_EXERCISE REQUIREMENTS_
Write out the material exactly, leaving every picture behind.

════════════════

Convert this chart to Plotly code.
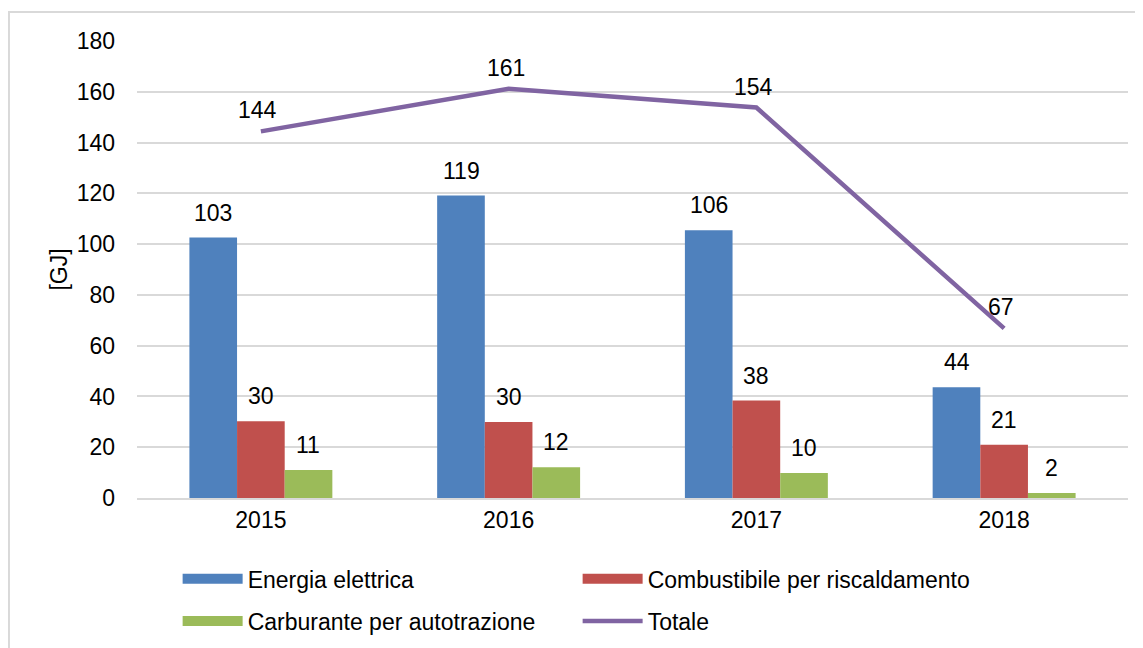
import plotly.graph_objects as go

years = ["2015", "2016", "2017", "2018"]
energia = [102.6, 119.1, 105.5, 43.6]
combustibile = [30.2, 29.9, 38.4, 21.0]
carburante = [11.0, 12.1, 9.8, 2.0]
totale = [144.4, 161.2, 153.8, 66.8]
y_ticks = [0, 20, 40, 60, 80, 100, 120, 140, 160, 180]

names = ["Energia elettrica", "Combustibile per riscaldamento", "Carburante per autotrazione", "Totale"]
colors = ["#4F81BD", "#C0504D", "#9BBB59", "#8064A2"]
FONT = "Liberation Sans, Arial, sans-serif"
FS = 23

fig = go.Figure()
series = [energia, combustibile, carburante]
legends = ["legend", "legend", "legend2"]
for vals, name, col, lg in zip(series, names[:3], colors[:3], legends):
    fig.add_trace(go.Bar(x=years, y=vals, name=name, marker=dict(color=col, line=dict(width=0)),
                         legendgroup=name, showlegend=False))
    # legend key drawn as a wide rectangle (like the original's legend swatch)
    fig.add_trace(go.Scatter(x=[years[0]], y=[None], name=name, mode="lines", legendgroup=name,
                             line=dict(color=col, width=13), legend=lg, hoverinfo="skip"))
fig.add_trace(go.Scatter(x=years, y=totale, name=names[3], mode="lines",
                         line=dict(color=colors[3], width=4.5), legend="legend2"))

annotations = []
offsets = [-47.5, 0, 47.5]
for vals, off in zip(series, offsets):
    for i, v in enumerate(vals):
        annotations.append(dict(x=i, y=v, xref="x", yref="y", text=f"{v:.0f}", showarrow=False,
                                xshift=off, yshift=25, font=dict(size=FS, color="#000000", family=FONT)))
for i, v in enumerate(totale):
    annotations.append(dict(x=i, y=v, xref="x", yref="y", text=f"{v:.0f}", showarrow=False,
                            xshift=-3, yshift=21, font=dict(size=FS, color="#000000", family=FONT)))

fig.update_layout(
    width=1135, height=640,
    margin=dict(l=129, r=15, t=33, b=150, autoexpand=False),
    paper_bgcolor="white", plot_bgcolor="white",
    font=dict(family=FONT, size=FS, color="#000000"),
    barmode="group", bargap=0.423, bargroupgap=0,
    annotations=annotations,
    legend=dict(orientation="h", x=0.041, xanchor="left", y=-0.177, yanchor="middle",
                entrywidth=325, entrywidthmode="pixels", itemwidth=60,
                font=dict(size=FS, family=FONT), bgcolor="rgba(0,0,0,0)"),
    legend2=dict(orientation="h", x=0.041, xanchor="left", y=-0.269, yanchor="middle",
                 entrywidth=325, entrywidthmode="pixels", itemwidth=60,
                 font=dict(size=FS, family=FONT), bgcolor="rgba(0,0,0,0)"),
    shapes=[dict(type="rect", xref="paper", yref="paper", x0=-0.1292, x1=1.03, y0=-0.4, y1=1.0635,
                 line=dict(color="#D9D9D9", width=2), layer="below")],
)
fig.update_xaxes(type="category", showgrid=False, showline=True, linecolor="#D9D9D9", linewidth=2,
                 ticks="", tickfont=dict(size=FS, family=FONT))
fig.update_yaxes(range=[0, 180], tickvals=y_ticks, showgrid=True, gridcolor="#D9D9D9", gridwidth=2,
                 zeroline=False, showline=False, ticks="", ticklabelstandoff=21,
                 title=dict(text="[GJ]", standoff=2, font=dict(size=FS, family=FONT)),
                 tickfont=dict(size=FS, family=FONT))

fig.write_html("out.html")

════════════════

_SOLVED PROBLEM_
Convert this chart to Plotly code.
import plotly.graph_objects as go

years = ["2015", "2016", "2017", "2018"]
energia = [102.6, 119.1, 105.5, 43.6]
combustibile = [30.2, 29.9, 38.4, 21.0]
carburante = [11.0, 12.1, 9.8, 2.0]
totale = [144.4, 161.2, 153.8, 66.8]
y_ticks = [0, 20, 40, 60, 80, 100, 120, 140, 160, 180]

names = ["Energia elettrica", "Combustibile per riscaldamento", "Carburante per autotrazione", "Totale"]
colors = ["#4F81BD", "#C0504D", "#9BBB59", "#8064A2"]
FONT = "Liberation Sans, Arial, sans-serif"
FS = 23

fig = go.Figure()
series = [energia, combustibile, carburante]
legends = ["legend", "legend", "legend2"]
for vals, name, col, lg in zip(series, names[:3], colors[:3], legends):
    fig.add_trace(go.Bar(x=years, y=vals, name=name, marker=dict(color=col, line=dict(width=0)),
                         legendgroup=name, showlegend=False))
    # legend key drawn as a wide rectangle (like the original's legend swatch)
    fig.add_trace(go.Scatter(x=[years[0]], y=[None], name=name, mode="lines", legendgroup=name,
                             line=dict(color=col, width=13), legend=lg, hoverinfo="skip"))
fig.add_trace(go.Scatter(x=years, y=totale, name=names[3], mode="lines",
                         line=dict(color=colors[3], width=4.5), legend="legend2"))

annotations = []
offsets = [-47.5, 0, 47.5]
for vals, off in zip(series, offsets):
    for i, v in enumerate(vals):
        annotations.append(dict(x=i, y=v, xref="x", yref="y", text=f"{v:.0f}", showarrow=False,
                                xshift=off, yshift=25, font=dict(size=FS, color="#000000", family=FONT)))
for i, v in enumerate(totale):
    annotations.append(dict(x=i, y=v, xref="x", yref="y", text=f"{v:.0f}", showarrow=False,
                            xshift=-3, yshift=21, font=dict(size=FS, color="#000000", family=FONT)))

fig.update_layout(
    width=1135, height=640,
    margin=dict(l=129, r=15, t=33, b=150, autoexpand=False),
    paper_bgcolor="white", plot_bgcolor="white",
    font=dict(family=FONT, size=FS, color="#000000"),
    barmode="group", bargap=0.423, bargroupgap=0,
    annotations=annotations,
    legend=dict(orientation="h", x=0.041, xanchor="left", y=-0.177, yanchor="middle",
                entrywidth=325, entrywidthmode="pixels", itemwidth=60,
                font=dict(size=FS, family=FONT), bgcolor="rgba(0,0,0,0)"),
    legend2=dict(orientation="h", x=0.041, xanchor="left", y=-0.269, yanchor="middle",
                 entrywidth=325, entrywidthmode="pixels", itemwidth=60,
                 font=dict(size=FS, family=FONT), bgcolor="rgba(0,0,0,0)"),
    shapes=[dict(type="rect", xref="paper", yref="paper", x0=-0.1292, x1=1.03, y0=-0.4, y1=1.0635,
                 line=dict(color="#D9D9D9", width=2), layer="below")],
)
fig.update_xaxes(type="category", showgrid=False, showline=True, linecolor="#D9D9D9", linewidth=2,
                 ticks="", tickfont=dict(size=FS, family=FONT))
fig.update_yaxes(range=[0, 180], tickvals=y_ticks, showgrid=True, gridcolor="#D9D9D9", gridwidth=2,
                 zeroline=False, showline=False, ticks="", ticklabelstandoff=21,
                 title=dict(text="[GJ]", standoff=2, font=dict(size=FS, family=FONT)),
                 tickfont=dict(size=FS, family=FONT))

fig.write_html("out.html")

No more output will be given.